If the mammogram shows an abnormal area of the breast, your doctor will order an ultrasound or MRI. Although lumps are usually benign (non-cancerous), the only way to be certain is to perform these additional tests. If these tests show that the mass is solid, your radiologist may recommend a biopsy, a procedure in which cells are removed from a suspicious area to check for the presence of cancer.

3D Mammogram

At A Woman’s View, we strive to stay on top of the latest innovations in medical technology to provide the best level of care for our patients. To that end, we offer 3D mammography in our office. There are many benefits associated with 3D technology, including:

  • Fewer call-backs. With 3D imaging, there is less of a chance that you will need to come back into our office for additional testing.
  • Simple detection. This technology shows the inner structure of the breast without shadowing and distortion.
  • Faster detection and improved imaging. Suspicious lesions can be ruled out as benign.
  • Increased comfort. 3D images can be created with just a single compression.

Additionally, according to a study in the Journal of the American Medical Association, 3D technology can find significantly more invasive cancers in a woman’s breast than traditional 2D technology. This particular study also found that this technology reduces the number of false alarms that require women to undergo additional testing for breast cancer. Ultimately, this minimizes costs and reduces anxiety among women.

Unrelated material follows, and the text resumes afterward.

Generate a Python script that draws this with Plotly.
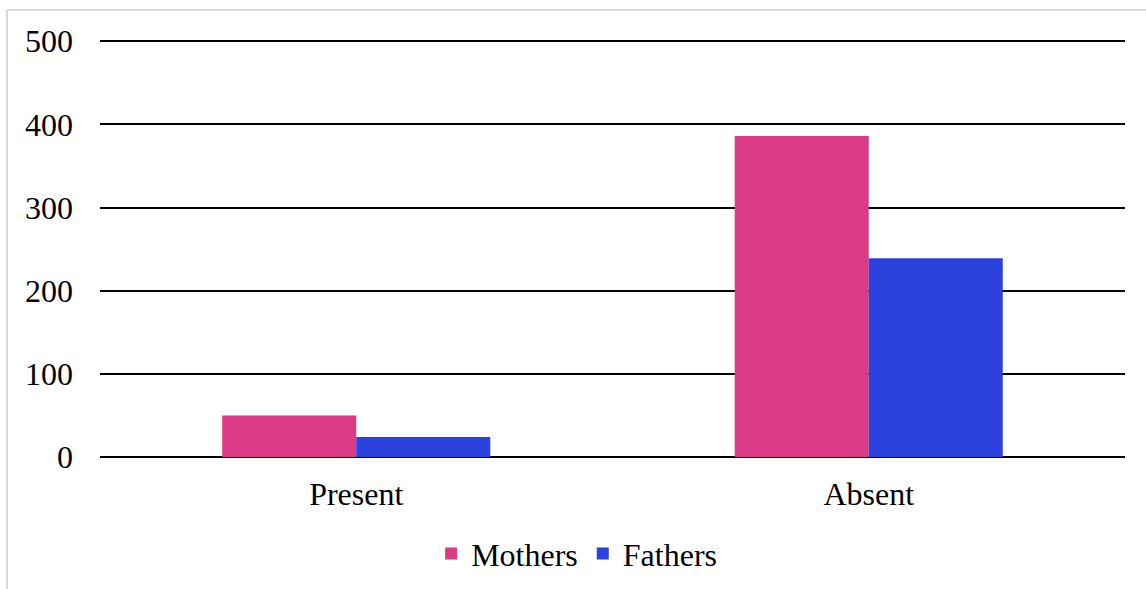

When to Start and How Often to Have a Mammogram

If you’re concerned about when to start breast cancer screening and how often to repeat it, work with your clinician to make an informed decision. Together you can decide what’s best for you based on your personal preferences, your medical history and family history, and your individual breast cancer risk.

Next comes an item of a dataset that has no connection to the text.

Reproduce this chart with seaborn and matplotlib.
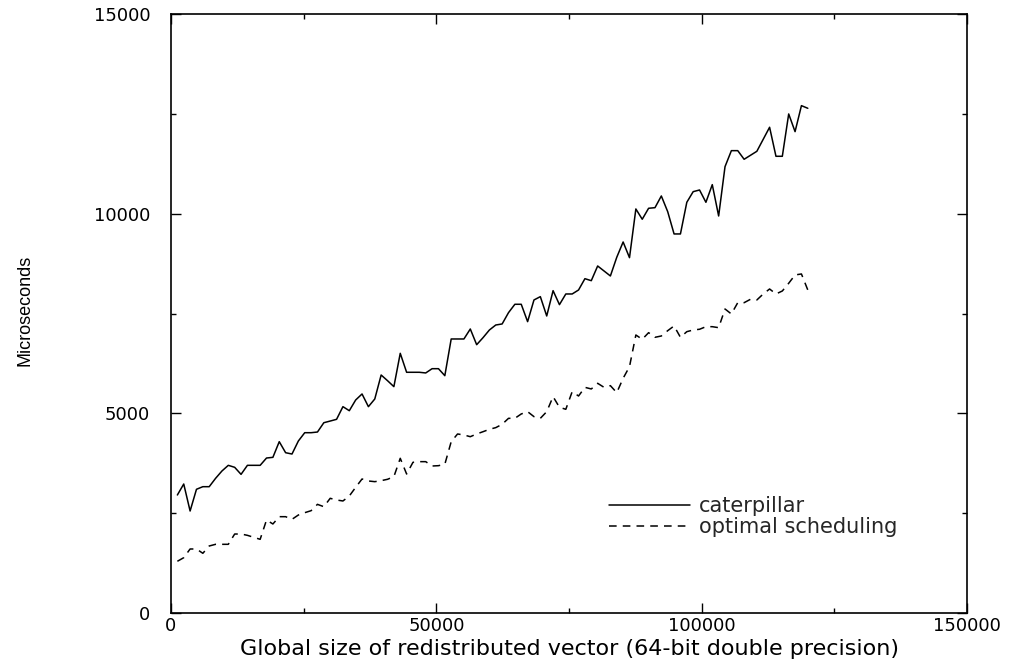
import numpy as np
import pandas as pd
import matplotlib
matplotlib.use('Agg')
import matplotlib.pyplot as plt
import seaborn as sns
from matplotlib.ticker import MultipleLocator
from matplotlib.lines import Line2D

# vector sizes (x) and timings in microseconds
sizes = list(range(1200, 120001, 1200))

caterpillar = [
    2955, 3230, 2554, 3098, 3163, 3163, 3372, 3556, 3698, 3648,
    3472, 3698, 3698, 3698, 3881, 3898, 4290, 4014, 3981, 4307,
    4515, 4515, 4532, 4765, 4807, 4850, 5167, 5066, 5334, 5485,
    5167, 5359, 5960, 5818, 5668, 6503, 6028, 6028, 6028, 6011,
    6118, 6118, 5943, 6862, 6862, 6862, 7112, 6719, 6895, 7087,
    7212, 7238, 7521, 7731, 7731, 7296, 7839, 7922, 7438, 8072,
    7722, 7989, 7989, 8089, 8372, 8322, 8690, 8565, 8440, 8908,
    9291, 8898, 10118, 9860, 10135, 10150, 10443, 10050, 9492, 9492,
    10285, 10551, 10593, 10285, 10727, 9942, 11177, 11578, 11578, 11362,
    11462, 11562, 11863, 12164, 11437, 11437, 12497, 12054, 12705, 12639,
]

optimal = [
    1295, 1385, 1603, 1603, 1495, 1678, 1720, 1720, 1720, 1978,
    1978, 1945, 1895, 1845, 2329, 2229, 2412, 2412, 2346, 2454,
    2512, 2562, 2721, 2662, 2872, 2830, 2805, 2930, 3147, 3356,
    3306, 3289, 3314, 3348, 3414, 3874, 3481, 3774, 3790, 3790,
    3681, 3689, 3724, 4290, 4483, 4458, 4415, 4483, 4540, 4600,
    4642, 4725, 4875, 4875, 4984, 5042, 4917, 4875, 5042, 5418,
    5151, 5101, 5543, 5434, 5651, 5610, 5752, 5651, 5693, 5518,
    5877, 6169, 6962, 6854, 7020, 6904, 6937, 7070, 7188, 6904,
    7045, 7087, 7105, 7170, 7170, 7145, 7613, 7488, 7771, 7771,
    7856, 7839, 7989, 8114, 7989, 8064, 8257, 8465, 8490, 8089,
]

methods = ['caterpillar', 'optimal scheduling']

df = pd.DataFrame({
    'size': sizes + sizes,
    'time': caterpillar + optimal,
    'method': [methods[0]] * len(sizes) + [methods[1]] * len(sizes),
})

sns.set_style('ticks')
plt.rcParams['font.family'] = ['DejaVu Sans']

fig = plt.figure(figsize=(10.19, 6.65), dpi=100)
ax = fig.add_axes([171 / 1019, 52 / 665, 796 / 1019, 599 / 665])

line_dashes = {methods[0]: '', methods[1]: (5, 4)}
sns.lineplot(data=df, x='size', y='time', style='method', dashes=line_dashes,
             color='black', linewidth=1.1, ax=ax, legend=False)

ax.set_xlim(0, 150000)
ax.set_ylim(0, 15000)
ax.xaxis.set_major_locator(MultipleLocator(50000))
ax.xaxis.set_minor_locator(MultipleLocator(25000))
ax.yaxis.set_major_locator(MultipleLocator(5000))
ax.yaxis.set_minor_locator(MultipleLocator(2500))
ax.tick_params(which='both', direction='in', top=True, right=True,
               color='black', width=1.0, labelsize=13, labelcolor='black')
ax.tick_params(which='major', length=7)
ax.tick_params(which='minor', length=3.5)
ax.tick_params(axis='x', pad=3)
ax.tick_params(axis='y', pad=15)
for s in ax.spines.values():
    s.set_linewidth(1.2)
    s.set_color('black')

ax.set_xlabel('Global size of redistributed vector (64-bit double precision)',
              fontsize=16, color='black')
ax.xaxis.set_label_coords(0.5, -0.0435)
ax.set_ylabel('Microseconds', fontsize=13, color='black',
              family=['Liberation Sans Narrow', 'Liberation Sans'])
ax.yaxis.set_label_coords(-0.173, 0.506)

handles = [Line2D([], [], color='black', lw=1.1),
           Line2D([], [], color='black', lw=1.1, dashes=(5, 4))]
ax.legend(handles, methods, frameon=False, fontsize=15, loc='center left',
          bbox_to_anchor=(0.527, 0.161), handlelength=3.9, handletextpad=0.4,
          labelspacing=0.05)

fig.savefig('out.png', dpi=100)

Talk with your doctor about:

  • Your personal risk of breast cancer
  • The benefits, risks and limitations of screening mammograms
  • The role of breast self-exams which may help you identify abnormalities or changes

What Happens During a Mammogram

During a mammogram, a technologist positions and compresses your breast between two plates that are attached to a highly-specialized camera. This camera takes pictures of the breast. This technique is repeated on the both breasts.

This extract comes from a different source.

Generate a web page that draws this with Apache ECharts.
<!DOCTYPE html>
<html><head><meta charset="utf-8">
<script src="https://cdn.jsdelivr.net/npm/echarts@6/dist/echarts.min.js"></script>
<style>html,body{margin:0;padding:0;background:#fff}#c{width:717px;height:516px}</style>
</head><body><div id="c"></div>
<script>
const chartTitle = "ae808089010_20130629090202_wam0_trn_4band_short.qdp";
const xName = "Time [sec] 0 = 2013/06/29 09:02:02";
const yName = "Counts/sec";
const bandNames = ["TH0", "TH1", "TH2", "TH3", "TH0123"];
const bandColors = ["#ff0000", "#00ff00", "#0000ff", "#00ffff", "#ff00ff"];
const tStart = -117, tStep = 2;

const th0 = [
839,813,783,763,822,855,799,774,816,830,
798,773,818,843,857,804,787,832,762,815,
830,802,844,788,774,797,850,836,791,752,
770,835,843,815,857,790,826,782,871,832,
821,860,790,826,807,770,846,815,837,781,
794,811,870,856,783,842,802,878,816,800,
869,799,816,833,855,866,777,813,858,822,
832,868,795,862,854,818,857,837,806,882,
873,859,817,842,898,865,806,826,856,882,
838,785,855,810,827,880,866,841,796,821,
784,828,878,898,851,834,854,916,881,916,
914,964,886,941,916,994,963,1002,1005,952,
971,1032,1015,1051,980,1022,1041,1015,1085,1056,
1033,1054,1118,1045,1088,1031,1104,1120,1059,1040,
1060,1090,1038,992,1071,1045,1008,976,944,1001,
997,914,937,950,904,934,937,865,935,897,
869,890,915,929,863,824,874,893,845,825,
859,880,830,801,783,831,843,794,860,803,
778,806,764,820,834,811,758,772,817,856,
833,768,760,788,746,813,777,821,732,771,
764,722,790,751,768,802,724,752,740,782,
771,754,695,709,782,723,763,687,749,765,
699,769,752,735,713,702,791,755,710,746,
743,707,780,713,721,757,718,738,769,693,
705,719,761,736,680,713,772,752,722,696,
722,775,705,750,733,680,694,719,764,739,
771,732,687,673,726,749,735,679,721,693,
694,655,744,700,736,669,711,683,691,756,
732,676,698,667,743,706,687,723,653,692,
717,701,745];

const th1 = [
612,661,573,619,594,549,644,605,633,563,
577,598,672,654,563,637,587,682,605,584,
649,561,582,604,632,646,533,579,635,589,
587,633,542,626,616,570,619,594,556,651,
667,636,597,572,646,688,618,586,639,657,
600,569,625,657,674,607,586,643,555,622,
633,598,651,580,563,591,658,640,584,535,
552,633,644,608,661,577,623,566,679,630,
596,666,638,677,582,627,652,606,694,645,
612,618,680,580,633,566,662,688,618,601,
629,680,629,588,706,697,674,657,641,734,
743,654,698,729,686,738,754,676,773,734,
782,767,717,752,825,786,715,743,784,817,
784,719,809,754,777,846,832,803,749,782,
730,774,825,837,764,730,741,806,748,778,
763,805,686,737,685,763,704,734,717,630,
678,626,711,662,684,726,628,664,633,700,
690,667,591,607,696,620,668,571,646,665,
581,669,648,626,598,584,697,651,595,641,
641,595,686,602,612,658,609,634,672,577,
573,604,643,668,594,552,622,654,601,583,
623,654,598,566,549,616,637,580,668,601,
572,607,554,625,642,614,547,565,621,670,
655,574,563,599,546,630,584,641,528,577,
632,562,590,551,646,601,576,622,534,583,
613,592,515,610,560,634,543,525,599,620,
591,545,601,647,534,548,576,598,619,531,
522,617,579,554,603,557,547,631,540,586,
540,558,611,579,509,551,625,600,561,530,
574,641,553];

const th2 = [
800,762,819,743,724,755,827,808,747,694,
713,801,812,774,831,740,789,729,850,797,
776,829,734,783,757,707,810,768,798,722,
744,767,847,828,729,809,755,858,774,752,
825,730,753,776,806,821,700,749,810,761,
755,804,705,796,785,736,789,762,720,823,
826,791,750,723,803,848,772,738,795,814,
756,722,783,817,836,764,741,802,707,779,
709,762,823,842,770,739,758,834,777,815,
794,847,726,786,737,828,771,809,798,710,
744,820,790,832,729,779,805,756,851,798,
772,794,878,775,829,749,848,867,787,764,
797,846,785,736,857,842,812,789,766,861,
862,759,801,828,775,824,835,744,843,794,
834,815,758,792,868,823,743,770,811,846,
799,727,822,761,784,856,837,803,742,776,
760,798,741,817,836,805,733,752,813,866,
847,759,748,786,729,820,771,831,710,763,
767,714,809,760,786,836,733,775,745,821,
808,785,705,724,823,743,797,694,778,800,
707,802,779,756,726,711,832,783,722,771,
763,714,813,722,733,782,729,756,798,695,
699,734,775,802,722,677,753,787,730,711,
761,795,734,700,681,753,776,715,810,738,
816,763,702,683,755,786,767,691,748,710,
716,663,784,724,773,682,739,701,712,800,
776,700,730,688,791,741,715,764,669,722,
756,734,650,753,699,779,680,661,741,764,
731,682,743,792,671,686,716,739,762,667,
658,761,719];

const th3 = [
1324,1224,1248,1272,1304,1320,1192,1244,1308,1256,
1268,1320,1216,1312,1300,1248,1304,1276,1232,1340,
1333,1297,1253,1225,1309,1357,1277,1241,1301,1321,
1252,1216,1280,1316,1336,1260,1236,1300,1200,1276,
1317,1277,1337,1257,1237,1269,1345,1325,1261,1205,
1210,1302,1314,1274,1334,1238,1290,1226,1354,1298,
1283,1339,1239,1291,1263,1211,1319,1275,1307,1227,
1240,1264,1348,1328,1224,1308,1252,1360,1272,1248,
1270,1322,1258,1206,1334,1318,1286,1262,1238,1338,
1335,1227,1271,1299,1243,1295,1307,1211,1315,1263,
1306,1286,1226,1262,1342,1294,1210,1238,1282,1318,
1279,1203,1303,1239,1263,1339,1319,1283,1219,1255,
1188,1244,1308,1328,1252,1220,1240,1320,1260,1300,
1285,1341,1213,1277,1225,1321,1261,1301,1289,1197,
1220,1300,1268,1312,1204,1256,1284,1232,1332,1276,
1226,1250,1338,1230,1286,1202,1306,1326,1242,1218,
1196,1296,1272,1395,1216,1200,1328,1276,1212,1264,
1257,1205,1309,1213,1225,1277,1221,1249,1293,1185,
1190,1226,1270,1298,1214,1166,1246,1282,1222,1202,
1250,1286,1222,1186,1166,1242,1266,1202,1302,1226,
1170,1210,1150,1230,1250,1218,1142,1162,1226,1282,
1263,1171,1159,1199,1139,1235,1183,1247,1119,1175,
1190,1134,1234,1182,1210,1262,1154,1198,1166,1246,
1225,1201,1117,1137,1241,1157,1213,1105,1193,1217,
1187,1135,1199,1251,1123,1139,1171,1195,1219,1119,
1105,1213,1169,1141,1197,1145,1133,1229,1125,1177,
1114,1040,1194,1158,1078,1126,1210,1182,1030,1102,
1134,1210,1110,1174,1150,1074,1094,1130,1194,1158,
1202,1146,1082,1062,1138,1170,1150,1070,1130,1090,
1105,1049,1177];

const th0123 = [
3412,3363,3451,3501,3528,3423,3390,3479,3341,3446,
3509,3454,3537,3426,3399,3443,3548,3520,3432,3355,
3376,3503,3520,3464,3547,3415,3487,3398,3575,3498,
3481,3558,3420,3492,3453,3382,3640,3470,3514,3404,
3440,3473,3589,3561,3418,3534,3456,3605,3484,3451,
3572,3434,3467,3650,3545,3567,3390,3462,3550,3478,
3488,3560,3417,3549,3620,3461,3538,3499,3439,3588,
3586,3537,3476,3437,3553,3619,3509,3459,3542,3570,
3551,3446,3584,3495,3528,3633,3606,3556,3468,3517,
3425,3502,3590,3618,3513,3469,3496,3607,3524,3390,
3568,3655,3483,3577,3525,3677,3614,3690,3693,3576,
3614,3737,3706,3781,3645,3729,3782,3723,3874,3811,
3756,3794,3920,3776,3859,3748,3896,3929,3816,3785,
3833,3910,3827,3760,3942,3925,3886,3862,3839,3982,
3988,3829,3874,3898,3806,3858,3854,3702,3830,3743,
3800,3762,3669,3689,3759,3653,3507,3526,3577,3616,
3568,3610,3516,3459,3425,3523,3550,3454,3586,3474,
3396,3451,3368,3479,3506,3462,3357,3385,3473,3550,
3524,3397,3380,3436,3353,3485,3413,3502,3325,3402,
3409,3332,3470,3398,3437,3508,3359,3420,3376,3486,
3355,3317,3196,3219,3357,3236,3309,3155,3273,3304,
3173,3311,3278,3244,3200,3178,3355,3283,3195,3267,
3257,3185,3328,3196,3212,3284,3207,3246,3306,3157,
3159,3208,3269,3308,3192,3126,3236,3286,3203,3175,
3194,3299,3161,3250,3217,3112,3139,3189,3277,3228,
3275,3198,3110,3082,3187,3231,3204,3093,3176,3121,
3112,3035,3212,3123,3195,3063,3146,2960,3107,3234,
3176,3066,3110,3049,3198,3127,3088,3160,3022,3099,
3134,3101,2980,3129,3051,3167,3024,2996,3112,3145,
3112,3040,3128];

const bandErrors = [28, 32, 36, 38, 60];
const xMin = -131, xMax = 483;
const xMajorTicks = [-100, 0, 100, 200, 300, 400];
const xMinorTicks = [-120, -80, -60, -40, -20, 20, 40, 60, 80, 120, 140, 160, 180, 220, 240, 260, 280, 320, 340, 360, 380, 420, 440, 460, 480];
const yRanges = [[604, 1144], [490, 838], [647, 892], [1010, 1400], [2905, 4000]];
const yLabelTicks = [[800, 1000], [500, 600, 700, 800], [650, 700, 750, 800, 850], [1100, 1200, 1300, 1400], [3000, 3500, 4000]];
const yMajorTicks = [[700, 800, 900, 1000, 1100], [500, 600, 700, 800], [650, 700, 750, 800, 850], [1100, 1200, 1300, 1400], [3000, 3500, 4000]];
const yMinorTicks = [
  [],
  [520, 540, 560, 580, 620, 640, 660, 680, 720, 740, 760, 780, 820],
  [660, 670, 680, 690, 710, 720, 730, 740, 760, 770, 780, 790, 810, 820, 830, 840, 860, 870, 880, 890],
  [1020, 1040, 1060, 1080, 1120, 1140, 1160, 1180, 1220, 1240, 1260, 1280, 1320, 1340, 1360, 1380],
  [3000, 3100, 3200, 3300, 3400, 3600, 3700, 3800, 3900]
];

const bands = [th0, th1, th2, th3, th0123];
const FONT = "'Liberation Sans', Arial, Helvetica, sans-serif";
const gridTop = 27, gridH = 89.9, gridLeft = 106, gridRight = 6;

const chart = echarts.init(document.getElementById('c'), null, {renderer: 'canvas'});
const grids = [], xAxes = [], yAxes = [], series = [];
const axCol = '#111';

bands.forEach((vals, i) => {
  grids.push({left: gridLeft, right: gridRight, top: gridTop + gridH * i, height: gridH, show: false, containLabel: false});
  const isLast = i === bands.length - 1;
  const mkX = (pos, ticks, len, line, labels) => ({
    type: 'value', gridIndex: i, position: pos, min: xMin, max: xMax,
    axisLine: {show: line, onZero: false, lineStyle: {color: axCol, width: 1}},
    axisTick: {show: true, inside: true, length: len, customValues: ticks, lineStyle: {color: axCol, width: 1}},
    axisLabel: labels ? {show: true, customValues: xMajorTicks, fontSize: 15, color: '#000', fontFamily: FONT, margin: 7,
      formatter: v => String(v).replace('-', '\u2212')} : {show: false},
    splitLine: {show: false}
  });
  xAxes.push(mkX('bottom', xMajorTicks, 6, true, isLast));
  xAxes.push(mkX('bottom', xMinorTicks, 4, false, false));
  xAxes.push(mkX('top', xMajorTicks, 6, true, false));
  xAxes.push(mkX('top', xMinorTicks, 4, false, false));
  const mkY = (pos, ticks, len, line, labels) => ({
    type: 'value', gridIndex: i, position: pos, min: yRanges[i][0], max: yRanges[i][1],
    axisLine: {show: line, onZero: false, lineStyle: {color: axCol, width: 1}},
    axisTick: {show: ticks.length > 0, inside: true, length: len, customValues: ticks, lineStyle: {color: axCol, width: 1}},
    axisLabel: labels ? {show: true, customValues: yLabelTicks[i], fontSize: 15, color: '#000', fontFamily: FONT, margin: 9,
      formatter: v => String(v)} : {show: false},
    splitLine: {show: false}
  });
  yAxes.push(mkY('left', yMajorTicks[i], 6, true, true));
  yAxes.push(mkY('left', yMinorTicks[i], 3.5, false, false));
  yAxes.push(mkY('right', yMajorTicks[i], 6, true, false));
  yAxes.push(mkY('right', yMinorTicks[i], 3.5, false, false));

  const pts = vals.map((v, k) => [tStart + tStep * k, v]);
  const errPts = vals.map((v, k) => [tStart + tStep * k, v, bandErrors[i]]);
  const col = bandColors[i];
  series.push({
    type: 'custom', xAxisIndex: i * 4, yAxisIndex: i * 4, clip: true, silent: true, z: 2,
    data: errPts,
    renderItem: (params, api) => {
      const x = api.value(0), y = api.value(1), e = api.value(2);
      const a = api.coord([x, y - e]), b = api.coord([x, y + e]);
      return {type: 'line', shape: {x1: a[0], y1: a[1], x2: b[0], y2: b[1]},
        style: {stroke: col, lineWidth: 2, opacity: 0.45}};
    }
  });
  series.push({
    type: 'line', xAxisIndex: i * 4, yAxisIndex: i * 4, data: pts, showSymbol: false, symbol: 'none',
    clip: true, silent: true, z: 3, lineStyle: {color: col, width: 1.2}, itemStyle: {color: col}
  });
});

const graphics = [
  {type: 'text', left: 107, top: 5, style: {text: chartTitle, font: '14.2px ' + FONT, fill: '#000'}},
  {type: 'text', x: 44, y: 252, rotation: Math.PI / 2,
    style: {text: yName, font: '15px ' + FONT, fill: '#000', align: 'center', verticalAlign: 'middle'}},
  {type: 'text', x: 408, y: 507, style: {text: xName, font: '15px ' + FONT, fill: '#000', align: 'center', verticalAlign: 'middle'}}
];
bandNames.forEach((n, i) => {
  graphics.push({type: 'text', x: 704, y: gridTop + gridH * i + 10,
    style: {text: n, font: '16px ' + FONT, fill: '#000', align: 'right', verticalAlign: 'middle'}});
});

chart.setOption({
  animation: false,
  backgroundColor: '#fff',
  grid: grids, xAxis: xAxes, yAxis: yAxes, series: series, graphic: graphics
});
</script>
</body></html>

Mammography is more uncomfortable than painful for most women, and the sensation lasts for only a few seconds. The compression is necessary to flatten the breasts, reducing their thickness, so the X-ray beam penetrates as few layers of overlapping tissue as possible.

Mammography involves little radiation exposure. In fact, The American Cancer Society notes that the dose of radiation received during a screening mammogram is about the same amount a person gets from their natural surroundings in an average 90-day period.

Will my insurance cover the costs of a mammogram?

Most insurances cover routine screening annually for women over the age of 40. However, 3D mammography is an advanced technology that requires additional billing.  At this time, not all insurance plans are covering the additional charge for 3D mammography.  Some insurance plans have deemed the technology as ‘experimental,’ while other plans do pay for 3D. This is fairly common when a new technology is introduced.

A Woman’s View has made the decision to accept what insurance pays for the additional charge of 3D mammography and not pass along any additional costs to the patient. If you receive a bill from A Woman’s View or an explanation of benefits summary from your insurance provider reflecting a balance owed for 3D screening, please contact our office so that we can adjust the balance on your account.

Preparing for Your Mammogram

  • Do not wear powders, lotions, perfumes or deodorant to your appointment.
  • If you have had a previous mammogram elsewhere, please sign a release for your records at your earliest convenience so that we may request your scans prior to your appointment.
  • Your annual mammogram must be at least one year from the date of your previous mammogram.